Na mesma reunião, os brigadeiros decidiram ainda resistir a outra reivindicação dos sargentos amotinados que Lula mandara atender: a desmilitarização do controle de tráfego aéreo. Atualmente, os controladores de vôo e os responsáveis pela defesa aérea compartilham uma parte dos equipamentos. Os militares decidiram, ali, que os equipamentos passariam a ser usados somente pela defesa aérea. Também decidiram suspender o treinamento de novos controladores, uma tarefa hoje exclusiva da Aeronáutica, e listaram os benefícios que mandariam cortar dos rebelados: moradia funcional, transporte de casa para o trabalho, assistência médica e alimentação – tudo, hoje, cedido pela Aeronáutica. Por fim, Saito disse que, se Lula mantivesse a decisão de ceder tudo aos amotinados, ele entregaria o cargo. Os demais presentes – com uma só divergência, a do brigadeiro José Américo dos Santos – também disseram que entregariam o cargo ao presidente. “Olha só a situação em que eu cheguei”, comentou o brigadeiro Saito. “Posso ser o comandante da Aeronáutica com a permanência mais curta da história.”

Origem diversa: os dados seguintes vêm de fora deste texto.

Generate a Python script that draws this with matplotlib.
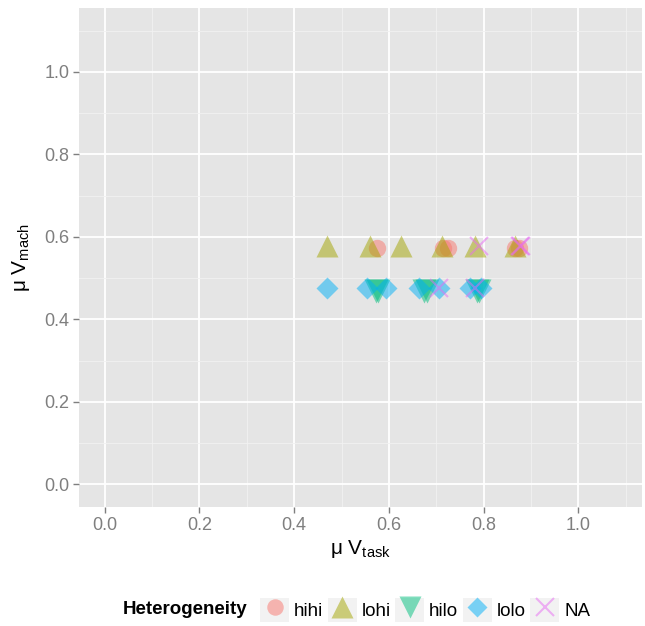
import matplotlib
matplotlib.use("Agg")
import matplotlib.pyplot as plt
from matplotlib.lines import Line2D
from matplotlib.patches import Rectangle
from matplotlib.legend_handler import HandlerTuple
import numpy as np

plt.rcParams['font.family'] = ['Liberation Sans', 'DejaVu Sans']
plt.rcParams['mathtext.fontset'] = 'custom'
plt.rcParams['mathtext.rm'] = 'Liberation Sans'
plt.rcParams['mathtext.it'] = 'Liberation Sans:italic'

# data
hihi_x = [0.574, 0.714, 0.724, 0.867, 0.875]
hihi_y = [0.572, 0.572, 0.572, 0.572, 0.572]
lohi_x = [0.470, 0.561, 0.625, 0.712, 0.782, 0.867]
lohi_y = [0.579, 0.579, 0.579, 0.579, 0.579, 0.579]
hilo_x = [0.572, 0.576, 0.674, 0.681, 0.786, 0.790]
hilo_y = [0.469, 0.469, 0.469, 0.469, 0.469, 0.469]
lolo_x = [0.470, 0.554, 0.593, 0.663, 0.705, 0.772, 0.795]
lolo_y = [0.477, 0.477, 0.477, 0.477, 0.477, 0.477, 0.477]
na_x = [0.789, 0.877, 0.879, 0.705, 0.782]
na_y = [0.577, 0.577, 0.577, 0.477, 0.477]

groups = ['hihi', 'lohi', 'hilo', 'lolo', 'NA']
colors = ['#F8766D', '#A3A500', '#00BF7D', '#00B0F6', '#E76BF3']
markers = ['o', '^', 'v', 'D', 'x']
sizes = [12.5, 16.5, 17, 11.2, 13]
xs = [hihi_x, lohi_x, hilo_x, lolo_x, na_x]
ys = [hihi_y, lohi_y, hilo_y, lolo_y, na_y]

xticks = [0.0, 0.2, 0.4, 0.6, 0.8, 1.0]
yticks = [0.0, 0.2, 0.4, 0.6, 0.8, 1.0]

fig = plt.figure(figsize=(6.45, 6.26), dpi=100)
ax = fig.add_axes([79/645, 1 - 507/626, (642 - 79)/645, (507 - 8)/626])
ax.set_facecolor('#E5E5E5')
for s in ax.spines.values():
    s.set_visible(False)

ax.set_xlim(-0.054, 1.134)
ax.set_ylim(-0.055, 1.155)
ax.set_xticks(xticks)
ax.set_yticks(yticks)
ax.set_xticks(np.arange(0.1, 1.15, 0.2), minor=True)
ax.set_yticks(np.arange(0.1, 1.15, 0.2), minor=True)
ax.grid(which='major', color='white', lw=1.3)
ax.grid(which='minor', color='#F2F2F2', lw=0.6)
ax.set_axisbelow(True)
ax.tick_params(which='major', length=4, width=1, color='#7F7F7F',
               labelcolor='#7F7F7F', labelsize=13, pad=3)
ax.tick_params(which='minor', length=0)
ax.set_xticklabels(['%.1f' % v for v in xticks])
ax.set_yticklabels(['%.1f' % v for v in yticks])

for g, c, m, ms, x, y in zip(groups, colors, markers, sizes, xs, ys):
    if m == 'x':
        ax.plot(x, y, ls='none', marker=m, ms=ms, color=c, mew=1.5, alpha=0.5)
    else:
        ax.plot(x, y, ls='none', marker=m, ms=ms, color=c, mec='none', alpha=0.5)

ax.set_xlabel(r'μ $\mathrm{V_{task}}$', fontsize=15, labelpad=3)
ax.set_ylabel(r'μ $\mathrm{V_{mach}}$', fontsize=15, labelpad=9)

# legend along the bottom
handles = []
for c, m, ms in zip(colors, markers, sizes):
    box = Rectangle((0, 0), 1, 1, facecolor='#F2F2F2', edgecolor='none')
    if m == 'x':
        mk = Line2D([], [], ls='none', marker=m, ms=ms, color=c, mew=1.5, alpha=0.5)
    else:
        mk = Line2D([], [], ls='none', marker=m, ms=ms * 0.95, color=c, mec='none', alpha=0.5)
    handles.append((box, mk))

fig.text(123/645, 1 - 610/626, 'Heterogeneity', fontsize=13.5, fontweight='bold',
         ha='left', va='center')
fig.legend(handles, groups, handler_map={tuple: HandlerTuple(ndivide=1)},
           loc='center left', bbox_to_anchor=(260/645, 1 - 610/626), ncol=5,
           frameon=False, fontsize=13.5, handlelength=1.55, handleheight=1.55,
           handletextpad=0.25, columnspacing=0.25, borderpad=0, borderaxespad=0)

fig.savefig('out.png', dpi=100)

A Aeronáutica salvou o governo no festival de bobagens feitas nos últimos 6 meses, que culminou na atitude desastrada de sexta-feira. É claro que o presidente está agora tentando pegar carona nesta onda, faz parte da política. Mas quem tem um mínimo de espírito crítico sabe que ele fez bobagem e se não fosse a atitude firme da Força (Armada, não sindical) teríamos uma crise institucional grave. O resto fica para história.